Two relics of Jersey City’s industrial past that are only four blocks from each other are presently worlds apart, with one undergoing a building boom and the other being fought over as potential open space.
The two structures in question are both former elevated freight lines that run through Hamilton Park, one being on 10th Street and the other being the Sixth Street Embankment. Formerly known as the Harsimus Branch of Pennsylvania Railroad, the rail lines carried goods to and from the waterfront starting in 1902 through the 1970s before being turned over to shipping giant Conrail.
On top of the 10th Street Embankment, LeFrak is building the Embankment House, a six story building with 163 residential units. LeFrak, the architect of Jersey City’s Newport neighborhood, has also been given approvals for an identical building across the street on the embankment nestled between Coles and Monmouth Streets.
On the other side of the tale of two rail lines, developer Steve Hyman purchased the Sixth Street Embankment from Conrail in 2005 for $3 million, also intending to build residential housing on it. But the property has been tied up in litigation for over ten years, still remaining vacant to this day.
So why is LeFrak allowed to build housing on the 10th Street embankment, but development has been blocked on Sixth Street? Because Conrail abandoned the 10th Street embankment in accordance with federal law in 1984, but did not receive federal approval to abandon the Sixth Street line, saying that the structure contained only a spur rather than a full-blown rail line.

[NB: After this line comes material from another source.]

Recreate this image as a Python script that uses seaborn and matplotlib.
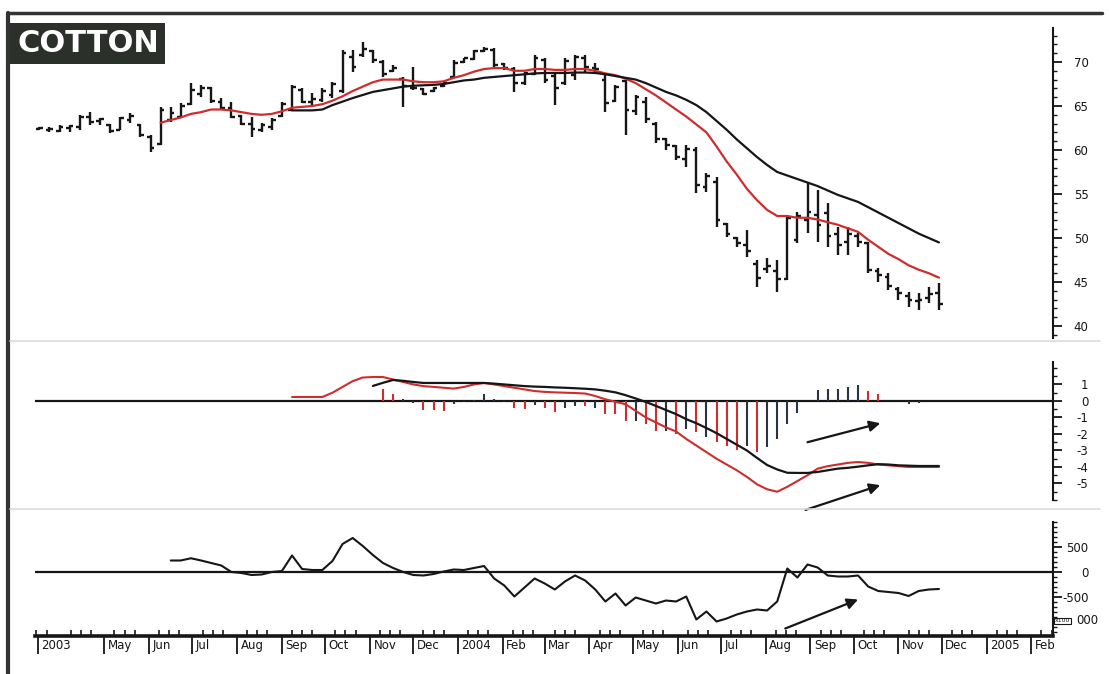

Because of this, the city initially argued in court that because Conrail didn’t get authorization from the Surface Transportation Board (STB) to legally abandon the embankment, they should have offered the property to public entities before it was sold to Hyman. The courts have frequently agreed and a Federal Judge ruled in favor of the city on the matter in 2013, which was reinforced by a STB decision that was handed down in 2014.
City officials and several community groups have been seeking to preserve the property as open space and create an elevated park akin to Manhattan’s High Line, also built on a formerly abandoned rail line. The Harsimus Stem Embankment Preservation Coalition, a local nonprofit formed in 1998, has been leading the charge and has designed several blueprints for what the park could look like.
Last month, the city council adopted an ordinance to fund the purchase of the Sixth Street Embankment, stating they wished to run a new rail line there. The ordinance, which sets aside $5.7 million to purchase the property, is largely a strategic move so that the city can get a chance to make its argument before the STB, with the goal of taking over the property and eventually turning it into a park.
Hyman has said he’s spent over $25 million on legal fees in his attempt to hold onto the Embankment. The fight has at times turned personal, with Hyman claiming the city is perpetrating “one falsehood after another” and the city’s spokesperson calling him “delusional.” Despite many attempts to negotiate a settlement by both sides over the years, the battle over the Sixth Street Embankment doesn’t appear to have a clear end in sight as it enters its second decade.